POST /v1/prompts/:id/render
{ "env": "prod", "variables": { "company": "Acme", "ticket_content": "Order missing" } }
Each prompt has one active deployment per environment (dev, staging, prod). Deploying atomically replaces the current deployment and stores previous_version_id for rollback.
POST /v1/prompts/:id/deploy
{ "version_id": "uuid-of-published-version", "env": "prod" }
One-step rollback restores the previous version. The previous_version_id stored at deploy time makes this O(1).
POST /v1/prompts/:id/rollback
{ "env": "prod" }
Evals test a prompt version against a set of cases before it reaches production. Each case defines an input variable map and one or more assertions about the expected output.
| Type | Description |
|---|---|
| pass_fail | Boolean pass/fail check on output |
| json_schema | Validates output against JSON Schema |
| regex | Output matches a regex pattern |
| semantic | Semantic similarity via embedding |
When gate_publish: true is set on an eval suite, publishing a prompt version is blocked if any eval case fails.
Policies intercept gateway requests in priority order.
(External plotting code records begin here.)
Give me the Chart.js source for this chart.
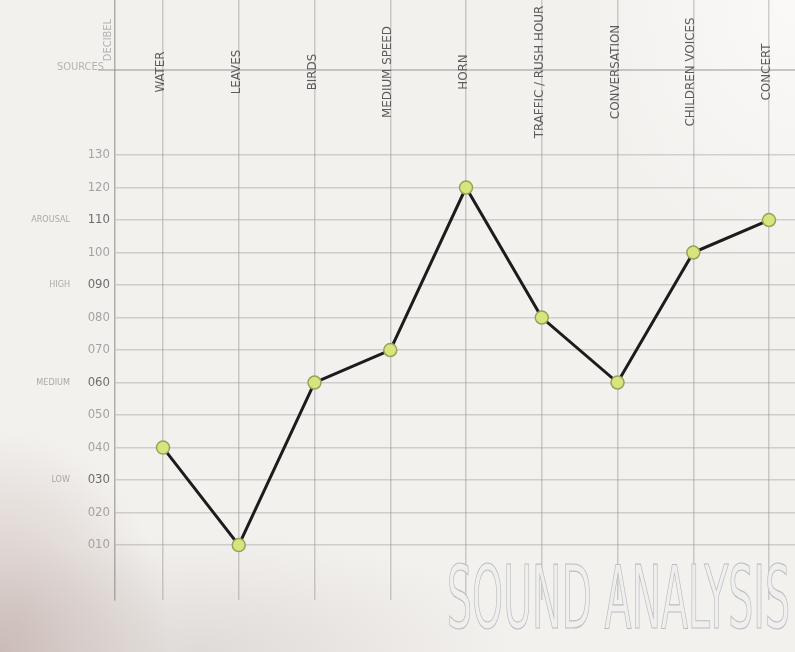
<!DOCTYPE html>
<html>
<head>
<meta charset="utf-8">
<script src="https://cdn.jsdelivr.net/npm/chart.js@4/dist/chart.umd.min.js"></script>
<style>
  html, body { margin: 0; padding: 0; }
  body {
    width: 795px; height: 652px; overflow: hidden;
    background:
      radial-gradient(ellipse 230px 300px at 0% 100%, rgba(175,150,145,0.55), rgba(175,150,145,0) 75%),
      radial-gradient(ellipse 420px 160px at 25% 100%, rgba(200,192,188,0.45), rgba(200,192,188,0) 75%),
      radial-gradient(ellipse 300px 400px at 100% 0%, rgba(255,255,255,0.6), rgba(255,255,255,0) 70%),
      #f3f1ee;
  }
  #soundChart { display: block; }
</style>
</head>
<body>
<canvas id="soundChart" width="795" height="652"></canvas>
<script>
// chart values
const categories = ['WATER', 'LEAVES', 'BIRDS', 'MEDIUM SPEED', 'HORN', 'TRAFFIC / RUSH HOUR', 'CONVERSATION', 'CHILDREN VOICES', 'CONCERT'];
const decibels = [40, 10, 60, 70, 120, 80, 60, 100, 110];
const yTicks = [10, 20, 30, 40, 50, 60, 70, 80, 90, 100, 110, 120, 130];
const zoneLabels = ['AROUSAL', 'HIGH', 'MEDIUM', 'LOW'];
const zoneValues = [110, 90, 60, 30];

const narrow = "'Liberation Sans Narrow', 'DejaVu Sans Condensed', sans-serif";

// header row, side zone labels and the big title
const decorPlugin = {
    id: 'decor',
    afterDraw(chart) {
        const ctx = chart.ctx;
        const xs = chart.scales.x;
        const ys = chart.scales.y;
        const area = chart.chartArea;

        // header line under the category labels
        ctx.save();
        ctx.strokeStyle = 'rgba(130,130,130,0.55)';
        ctx.lineWidth = 1.5;
        ctx.beginPath();
        ctx.moveTo(98, 70);
        ctx.lineTo(area.right, 70);
        ctx.stroke();

        // rotated category labels
        ctx.fillStyle = '#5c5c5c';
        ctx.font = '12px ' + narrow;
        ctx.textAlign = 'center';
        ctx.textBaseline = 'middle';
        categories.forEach((c, i) => {
            const px = xs.getPixelForValue(i) - 2;
            ctx.save();
            ctx.translate(px, 72);
            ctx.rotate(-Math.PI / 2);
            ctx.scale(1.1, 1);
            ctx.fillText(c, 0, 0);
            ctx.restore();
        });

        // corner labels
        ctx.fillStyle = '#b4b4b4';
        ctx.font = '11px ' + narrow;
        ctx.textAlign = 'right';
        ctx.fillText('SOURCES', 104, 67);
        ctx.save();
        ctx.translate(108, 40);
        ctx.rotate(-Math.PI / 2);
        ctx.textAlign = 'center';
        ctx.fillText('DECIBEL', 0, 0);
        ctx.restore();

        // zone labels beside the decibel scale
        ctx.fillStyle = '#a9a9a9';
        ctx.font = '9px ' + narrow;
        ctx.textAlign = 'right';
        zoneLabels.forEach((z, i) => {
            ctx.fillText(z, 70, ys.getPixelForValue(zoneValues[i]));
        });

        // title
        ctx.font = '300 80px ' + narrow;
        ctx.textAlign = 'left';
        ctx.textBaseline = 'alphabetic';
        const title = 'SOUND ANALYSIS';
        const w = ctx.measureText(title).width;
        ctx.translate(447, 628);
        ctx.scale(343 / w, 1.1);
        ctx.fillStyle = 'rgba(238,238,238,0.9)';
        ctx.strokeStyle = '#bdbdbd';
        ctx.lineWidth = 1.1;
        ctx.fillText(title, 0, 0);
        ctx.strokeText(title, 0, 0);
        ctx.restore();
    }
};

new Chart(document.getElementById('soundChart'), {
    type: 'line',
    data: {
        datasets: [{
            data: decibels.map((v, i) => ({ x: i, y: v })),
            borderColor: '#1c1c1c',
            borderWidth: 3,
            pointRadius: 6.5,
            pointBackgroundColor: '#d9e47e',
            pointBorderColor: '#98a256',
            pointBorderWidth: 1.5,
            tension: 0,
            fill: false
        }]
    },
    options: {
        responsive: false,
        animation: false,
        events: [],
        layout: { padding: 0, autoPadding: false },
        plugins: { legend: { display: false }, tooltip: { enabled: false } },
        scales: {
            x: {
                type: 'linear',
                position: 'bottom',
                min: -0.634,
                max: 8.343,
                afterBuildTicks: s => { s.ticks = categories.map((c, i) => ({ value: i })); },
                afterFit: s => { s.height = 52; s.paddingLeft = 0; s.paddingRight = 0; },
                ticks: { display: false },
                grid: { color: 'rgba(140,140,140,0.4)', lineWidth: 1.5, drawTicks: false },
                border: { display: false }
            },
            y: {
                min: -6.9,
                max: 177.7,
                afterBuildTicks: s => { s.ticks = yTicks.map(v => ({ value: v })); },
                afterFit: s => { s.width = 115; s.paddingTop = 0; s.paddingBottom = 0; },
                ticks: {
                    padding: 5,
                    font: { family: narrow, size: 13 },
                    color: c => zoneValues.includes(c.tick.value) ? '#6e6e6e' : '#a3a3a3',
                    callback: v => String(v).padStart(3, '0')
                },
                grid: { color: 'rgba(140,140,140,0.35)', lineWidth: 1.5, drawTicks: false },
                border: { display: true, color: 'rgba(130,130,130,0.6)', width: 1.5 }
            }
        }
    },
    plugins: [decorPlugin]
});
</script>
</body>
</html>
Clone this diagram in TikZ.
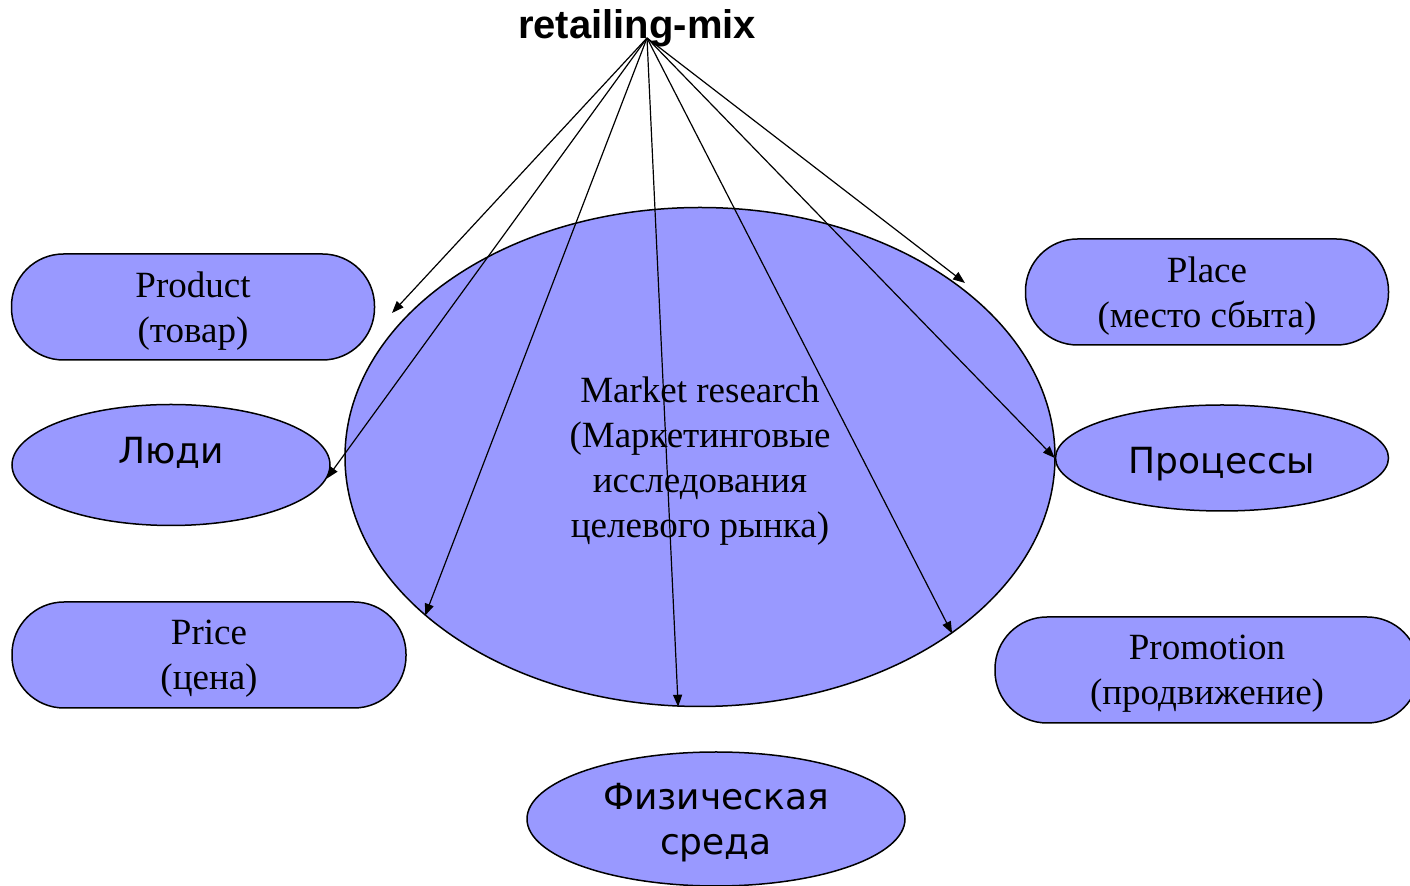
\documentclass[tikz,border=0pt]{standalone}
\usepackage{fontspec}
\setmainfont{Liberation Serif}
\setsansfont{Liberation Sans}
\newfontfamily\dejavu{DejaVu Sans}
\usetikzlibrary{arrows.meta,shapes.geometric}
\definecolor{fillblue}{HTML}{9999FF}

\begin{document}
\begin{tikzpicture}[x=0.5pt,y=-0.5pt,
    blob/.style={draw=black, fill=fillblue, line width=0.75pt},
    pill/.style={blob, rectangle, rounded corners=26pt, minimum width=#1, minimum height=53pt,
      inner sep=0pt, align=center, text depth=-2pt, font=\fontsize{18.5}{22.5}\selectfont},
    oval/.style={blob, ellipse, inner sep=0pt, align=center,
      font=\dejavu\fontsize{18}{22.5}\selectfont},
    ray/.style={-{Triangle[length=6pt,width=4.5pt]}, line width=0.6pt}]
      \useasboundingbox (0,0) rectangle (1410,886);
      % centre
      \node[blob, ellipse, minimum width=355pt, minimum height=249.5pt, align=center, text depth=-2pt,
        font=\fontsize{18.5}{22.5}\selectfont] (mkt) at (700,457)
        {Market research\\(Маркетинговые\\исследования\\целевого рынка)};
      % left side
      \node[pill=181.5pt] (product) at (193,307) {Product\\(товар)};
      \node[oval, minimum width=159pt, minimum height=60.5pt,
        label={[yshift=6pt, font=\dejavu\fontsize{18}{22.5}\selectfont]center:Люди}] (people) at (171,465) {};
      \node[pill=197pt] (price) at (209,655) {Price\\(цена)};
      % right side
      \node[pill=181.5pt] (place) at (1207,292) {Place\\(место сбыта)};
      \node[oval, minimum width=166.5pt, minimum height=53pt, text height=19pt] (process) at (1222,458) {Процессы};
      \node[pill=212pt] (promo) at (1207,670) {Promotion\\(продвижение)};
      % bottom
      \node[oval, minimum width=189pt, minimum height=67pt, text depth=-2.7pt] (physical) at (716,819) {Физическая\\среда};
      % title and arrows
      \node[font=\sffamily\bfseries\fontsize{20}{24}\selectfont] (title) at (637,28) {retailing-mix};
      \coordinate (src) at (647,38);
      \coordinate (t1) at (392,313);
      \coordinate (t7) at (965,283);
      \draw[ray] (src) -- (t1);
      \draw[ray] (src) -- (people.-5);
      \draw[ray] (src) -- (mkt.-150.5);
      \draw[ray] (src) -- (mkt.-95);
      \draw[ray] (src) -- (mkt.-35);
      \draw[ray] (src) -- (process.west);
      \draw[ray] (src) -- (t7);
    \end{tikzpicture}
\end{document}
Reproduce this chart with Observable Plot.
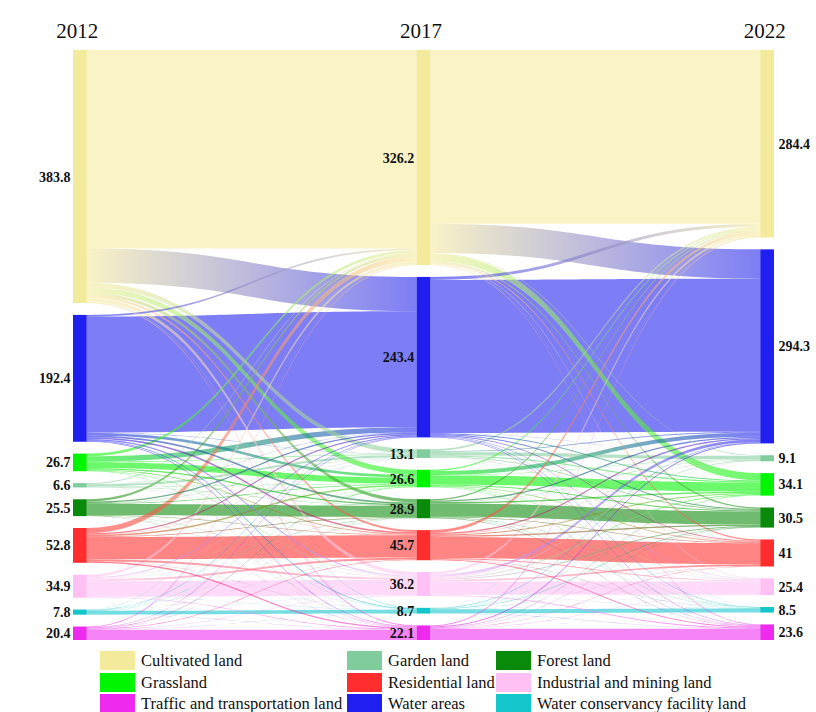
<!DOCTYPE html>
<html><head><meta charset="utf-8">
<script src="https://cdn.jsdelivr.net/npm/d3@7"></script>
<script src="https://cdn.jsdelivr.net/npm/@observablehq/plot@0.6"></script>
<style>
body{margin:0;background:#fff;}
#wrap{position:relative;width:816px;height:712px;font-family:"Liberation Serif","Times New Roman",serif;}
#wrap svg{position:absolute;left:0;top:0;}
.lg{position:absolute;font-size:16.5px;line-height:19px;white-space:nowrap;color:#111;}
.sw{position:absolute;width:35px;height:19px;}
</style></head><body><div id="wrap"></div>
<script>
// ---- data ----
const years = ["2012", "2017", "2022"];
const classes = ["Cultivated land", "Water areas", "Garden land", "Grassland", "Forest land",
  "Residential land", "Industrial and mining land", "Water conservancy facility land", "Traffic and transportation land"];
const colors = ["#f4ea9c", "#1f1fef", "#80cc9c", "#00f500", "#0a8a0a", "#ff2d2d", "#ffc0f4", "#12c6cc", "#ee2aee"];
// node order (top to bottom) in each year, as class indices
const order2012 = [0, 1, 3, 2, 4, 5, 6, 7, 8];
const order2017 = [0, 1, 2, 3, 4, 5, 6, 7, 8];
const order2022 = [0, 1, 2, 3, 4, 5, 6, 7, 8];
// node totals by class index
const totals2012 = [383.8, 192.4, 6.6, 26.7, 25.5, 52.8, 34.9, 7.8, 20.4];
const totals2017 = [326.2, 243.4, 13.1, 26.6, 28.9, 45.7, 36.2, 8.7, 22.1];
const totals2022 = [284.4, 294.3, 9.1, 34.1, 30.5, 41, 25.4, 8.5, 23.6];
// transfer matrices (rows: from class, cols: to class), estimated
const flows2012to2017 = [
  [301, 52, 7, 8, 5, 3, 5.5, 0.8, 1.5],
  [2.5, 176, 0.6, 4, 2.5, 2.5, 2, 1.3, 1],
  [1.5, 0.5, 3, 0.6, 0.5, 0.3, 0.1, 0, 0.1],
  [4, 8, 1, 9, 2, 1.2, 0.8, 0.3, 0.4],
  [3.5, 2, 0.5, 1, 17, 0.8, 0.4, 0.1, 0.2],
  [8, 2, 0.4, 2.3, 1, 33.9, 3, 0.2, 2],
  [4, 1.5, 0.5, 0.4, 0.5, 3, 23.7, 0.3, 1],
  [0.3, 0.7, 0, 0.4, 0.2, 0.2, 0.2, 5.5, 0.3],
  [1.4, 0.7, 0.1, 0.9, 0.2, 0.8, 0.5, 0.2, 15.6]
];
const flows2017to2022 = [
  [263.6, 44.4, 1, 11, 2, 2, 1, 0.2, 1],
  [4.5, 232.2, 0.3, 1.5, 1.5, 1.2, 0.8, 0.6, 0.8],
  [2.8, 1.5, 5, 1.7, 1, 0.5, 0.2, 0.1, 0.3],
  [2, 6, 0.5, 14, 1.5, 1, 0.6, 0.4, 0.6],
  [2, 2, 0.5, 2, 20, 1, 0.5, 0.3, 0.6],
  [4.3, 2, 0.5, 1.5, 2, 32.1, 1.5, 0.4, 1.4],
  [3.5, 4, 1.1, 1.5, 1.5, 2.5, 20.3, 0.3, 1.5],
  [0.2, 0.7, 0.1, 0.2, 0.7, 0.2, 0.1, 6.1, 0.4],
  [1.5, 1.5, 0.1, 0.7, 0.3, 0.5, 0.4, 0.1, 17]
];
const legendOrder = [0, 2, 4, 3, 5, 6, 8, 1, 7];

// ---- layout (in data units) ----
const NODE_W = 0.04, PAD = 18;
const orders = [order2012, order2017, order2022];
const totals = [totals2012, totals2017, totals2022];
const stages = [flows2012to2017, flows2017to2022];
const nodes = [];
const nodePos = orders.map((ord, ci) => {
  let y = 0; const p = {};
  ord.forEach(k => {
    const v = totals[ci][k];
    p[k] = {y0: y, y1: y + v};
    nodes.push({col: ci, cls: k, y0: y, y1: y + v, label: String(v)});
    y += v + PAD;
  });
  return p;
});
const totalH = d3.max(nodes, d => d.y1);

const links = [];
stages.forEach((M, s) => {
  const srcOrd = orders[s], tgtOrd = orders[s + 1];
  const sOff = {}, tOff = {};
  srcOrd.forEach(a => { let o = nodePos[s][a].y0; tgtOrd.forEach(b => { sOff[a + "_" + b] = o; o += M[a][b]; }); });
  tgtOrd.forEach(b => { let o = nodePos[s + 1][b].y0; srcOrd.forEach(a => { tOff[a + "_" + b] = o; o += M[a][b]; }); });
  srcOrd.forEach(a => tgtOrd.forEach(b => {
    const v = M[a][b];
    if (v > 0) links.push({s, a, b, v, sy: sOff[a + "_" + b], ty: tOff[a + "_" + b]});
  }));
});
function ribbon(l) {
  const x0 = l.s + NODE_W, x1 = l.s + 1, xm = (x0 + x1) / 2, N = 40, pts = [];
  for (let i = 0; i <= N; i++) {
    const t = i / N, u = 1 - t;
    const x = u*u*u*x0 + 3*u*u*t*xm + 3*u*t*t*xm + t*t*t*x1;
    const w0 = u*u*u + 3*u*u*t;
    const y = w0 * l.sy + (1 - w0) * l.ty;
    pts.push({x, top: y, bot: y + l.v});
  }
  return pts;
}
const sortedLinks = links.slice().sort((p, q) => q.v - p.v);
const linkMarks = sortedLinks.map(l => Plot.areaY(ribbon(l), {
  x: "x", y1: "top", y2: "bot", curve: "linear",
  fill: `url(#g${l.a}_${l.b})`, fillOpacity: 0.58
}));

const serif = "Liberation Serif, Times New Roman, serif";
const chart = Plot.plot({
  width: 816, height: 648,
  marginTop: 50, marginBottom: 8, marginLeft: 73, marginRight: 42,
  x: {domain: [0, 2 + NODE_W], range: [73, 774], axis: null},
  y: {domain: [0, totalH], range: [50, 640], axis: null},
  color: {type: "identity"},
  style: {background: "transparent"},
  marks: [
    ...linkMarks,
    Plot.rect(nodes, {x1: d => d.col, x2: d => d.col + NODE_W, y1: "y0", y2: "y1", fill: d => colors[d.cls]}),
    Plot.text(nodes.filter(d => d.col < 2), {x: "col", y: d => (d.y0 + d.y1) / 2, text: "label",
      textAnchor: "end", dx: -3, fontWeight: "bold", fontSize: 14, fontFamily: serif, fill: "#111"}),
    Plot.text(nodes.filter(d => d.col === 2), {x: d => d.col + NODE_W, y: d => (d.y0 + d.y1) / 2, text: "label",
      textAnchor: "start", dx: 4, fontWeight: "bold", fontSize: 14, fontFamily: serif, fill: "#111"}),
    Plot.text(years, {x: (d, i) => i + NODE_W / 2, frameAnchor: "top", dy: -27, dx: -3, text: d => d,
      fontSize: 21, fontFamily: serif, fill: "#111"})
  ]
});

// gradients for links (source colour -> target colour)
const ns = "http://www.w3.org/2000/svg";
const defs = document.createElementNS(ns, "defs");
const pairs = new Set(links.map(l => l.a + "_" + l.b));
pairs.forEach(p => {
  const [a, b] = p.split("_").map(Number);
  const g = document.createElementNS(ns, "linearGradient");
  g.setAttribute("id", "g" + p);
  g.setAttribute("x1", "0"); g.setAttribute("x2", "1"); g.setAttribute("y1", "0"); g.setAttribute("y2", "0");
  [[0, colors[a]], [1, colors[b]]].forEach(([o, c]) => {
    const st = document.createElementNS(ns, "stop");
    st.setAttribute("offset", o); st.setAttribute("stop-color", c);
    g.appendChild(st);
  });
  defs.appendChild(g);
});
chart.insertBefore(defs, chart.firstChild);

const wrap = document.getElementById("wrap");
wrap.appendChild(chart);

// legend (HTML, below the chart)
const colX = [100, 347, 496], rowY = [651, 673, 694];
legendOrder.forEach((k, i) => {
  const c = i % 3, r = Math.floor(i / 3);
  const sw = document.createElement("div");
  sw.className = "sw"; sw.style.left = colX[c] + "px"; sw.style.top = rowY[r] + "px"; sw.style.background = colors[k];
  const tx = document.createElement("div");
  tx.className = "lg"; tx.style.left = (colX[c] + 41) + "px"; tx.style.top = rowY[r] + "px"; tx.textContent = classes[k];
  wrap.appendChild(sw); wrap.appendChild(tx);
});
</script></body></html>
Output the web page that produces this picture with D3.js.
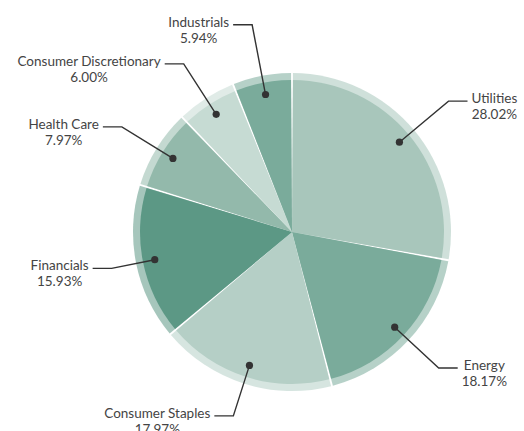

Types: pii_detection, model_restriction, spend_limit, time_restriction. Action: block or log-only.
Connect your GitHub repository to NEXUS. A push to the configured branch triggers the pipeline.
https://runtime.nexusai.run/v1/webhooks/gitops/<tenant-slug> and paste the secret.1. validate → version exists and is published 2. deploy_prompt → upserts prompt_deployments, stores previous_version_id 3. verify → queries prompt_deployments to confirm new version
Each step records start time, completion time, and output. The webhook returns 202 immediately — the pipeline runs asynchronously.
Proxy a chat completion to the best available provider. Requires Authorization: Bearer <key> with completions:write scope.
Returns circuit breaker state and configured providers. No authentication required.
List all prompts. Supports ?page=1&limit=50 pagination.
Create a new prompt. Body: { slug, name, description }.
Create a new version (draft). Body: { semver, content, variables[] }.
Publish a draft version, making it immutable and deployable.
Render a prompt for a given environment with variable substitution.
Deploy a published version to an environment.
Roll back an environment to the previous deployed version.
List API keys. Returns prefix, scope, and creation date. Never returns the full key.
Create a new API key. Body: { name, scopes[] }. Returns the full key once — store it immediately.
Revoke an API key immediately. All in-flight requests using that key fail with 401.